Problem Management — failure
Management by Faith

Man: Have mercy on us and help us, if you can.
Jesus: If I can? All things are possible to him that believes.
— Mark 9:22-23

If you keep on believing, the dreams that you wish will come true.
— Walt Disney

Management by Faith is a very effective technique for Management under a limited term of office. It is not a technique one should want to follow though.


Management can set specific goals for possibly interrelated projects, telling each project leader to assume that all the others will be completed. This often simplifies every project.

Knowing that we will not be be providing or making use of some specific service as of a certain date means that there is no need to worry about how that service relates to the current project. (E.g. as of June next year, all our systems will be running Linux, so there is no need to waste time taking our current Solaris systems into consideration when designing the project.)

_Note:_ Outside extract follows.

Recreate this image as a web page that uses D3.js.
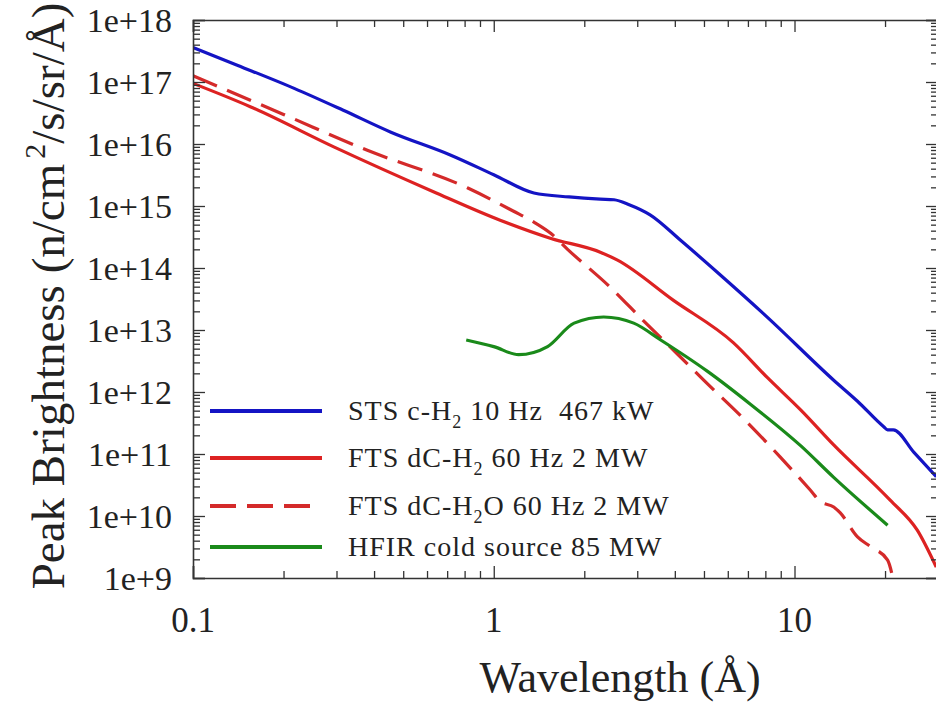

If done realistically, this can work well, but the type of Management that uses this technique is very often not realistic.


Some goals are much more difficult to achieve than others. The goal itself might be very simple, but the implications of achieving it might be very complicated.

If there are only a few such projects, they are easy to hide among the others, especially if Management treats them with equal importance and urgency as the others. Or in extreme cases, such projects never even get explicitly assigned.

Weekly reports on projects will all be favourable. Much of this is because having faith that the others will happen on time really does make the project go well, But for others, the report has to be favourable simply to avoid upsetting management.


Management doesn't ever want to hear anything negative about its goals. With sufficient faith, anything can be accomplished, but if certain people insist on pointing out negative things, or questioning how reasonable the time estimates are, that just demonstrates a lack of faith, a lack of faith that might very well prevent success. Such people are not welcome in this kind of environment.

So people learn to speak in vague generalities and give optimistic reports. (We're well on our way [we handled all the easy cases]; only a handful more to do [but we've no idea how].)


If things actually do work out okay, Management can celebrate its success before it leaves.

And if things don't work out okay, Management can pass control to the successors, being able to point to their impressive projects, and truthfully saying that they are almost all close to being finished. The few exceptions are behind time, and that is mostly because of the negative impact of a few employees that spent too much time criticizing.

The old Management will be sent off with praise and long gone by the time that the new Management starts to discover what a mess they have inherited: a few projects that are obviously impossible to complete, either because they were unrealistic in the first place, or because they would be excessively expensive and time consuming to complete; and a large number of projects that appear wonderful, but which won't work unless the other projects are also completed.


The biblical quotation above is almost always taken out of context and shortened to With faith, all things are possible.. But unless one lives in Fantasyland, it becomes as ridiculous as Disney's saying. The unfortunate thing is that many people aren't using Management by Faith as a Machiavellian process, but do have a sincere belief in what they are doing. They really do live in Fantasyland.